On Feb. 7, [U.S.] Sen. Elizabeth Warren [D-Mass.] was silenced during a Senate Judiciary hearing for Jeff Sessions’ nomination to be attorney general of the USA. She was reading a letter from Coretta King, widow of Dr. Martin Luther King. The letter was written and submitted to Sen. Strom Thurmond (R-S.C.), chair of the Judiciary Committee in 1986 when Sessions was being considered for a federal judgeship in Alabama. It was read by Mrs. King during the Judiciary Committee’s hearing. It was thought to have been relevant in the Senate’s failure to approve Sessions’ bid for the position.
Thurmond never entered the letter into the congressional record, and its contents remained largely unknown. Sen. Warren was silenced, censored and cannot speak during the final hearings on Sessions. Sen. McConnell did this by invoking the seldom-used Senate Rule XIX. McConnell defended his ruling, saying that she had “impugned” a fellow senator by continuing to read “after she had been warned.”
Senate Rule XIX, section 2.1, states, “No Senator in debate shall, directly or indirectly, by any form of words impute to another Senator or to other Senators any conduct or motive unworthy or unbecoming to a Senator.” Notice the word “impute” in the rule, which means ... “to say someone is guilty (of something).” Sen. McConnell’s word “impugn” means “to oppose or attack as false or lacking integrity”; “to criticize a person’s character by suggesting someone is not honest and should not be trusted.”

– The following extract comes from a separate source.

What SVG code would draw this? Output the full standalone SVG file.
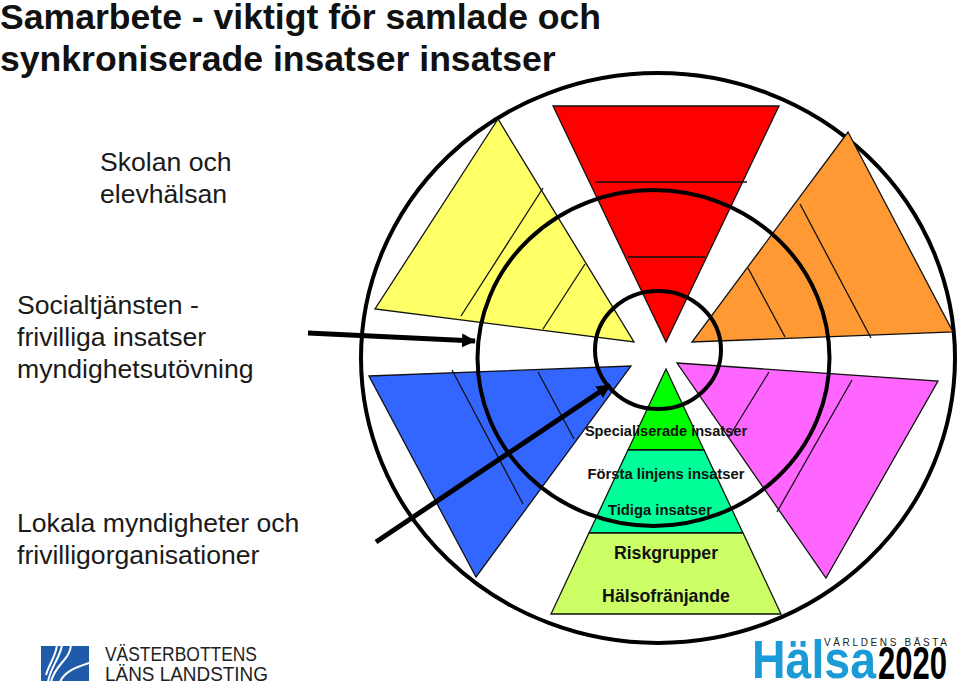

The letter was not Sen. Warren’s words, but words of a private American citizen, whose opposition to Sessions was read during Senate Judiciary Committee hearings in 1986. So much for moving forward with bipartisanship. It is also telling that Senate Rule XIX was not invoked in 2015 when Senator Ted Cruz (R-Texas) accused McConnell of lying “over and over again.” Nor was it invoked in 2016 when Republican Sen. Tom Cotton of Arkansas called the Senate leadership of Senator Harry Reid (D-Nev.) “a cancerous leadership.” So much for equal rights for women, even women senators, and even when she is within procedural rules!
By the time this is published, Sessions will likely be the attorney general of the USA. It is difficult to square this with the fact that in 1986, also in a Republican-controlled Senate, his nomination to fill a federal judge position failed because he was deemed “too racist.”
The U.S. attorney general is the people’s lawyer; his responsibilities include representing the people’s interest in any case where full rights under constitutional law (which includes the Amendments) are being thwarted, infringed upon or otherwise denied. Jeff Sessions has tried to convince his fellow senators that his views have changed since1986. However, his words and actions give the lie to that.
He voted against the Lily Ledbetter Act in 2009. He voted against the Violence Against Women Act in 2013. He voted against the most recent version of the Paycheck Fairness Act. And those are just his votes against American women!
In 2013, SCOTUS failed to uphold a key provision of the Voting Rights Act which required states with a long history of voter discrimination to get congressional approval before enacting changes to their voting laws. Sessions cheered the gutting, calling it “good news … for the South.”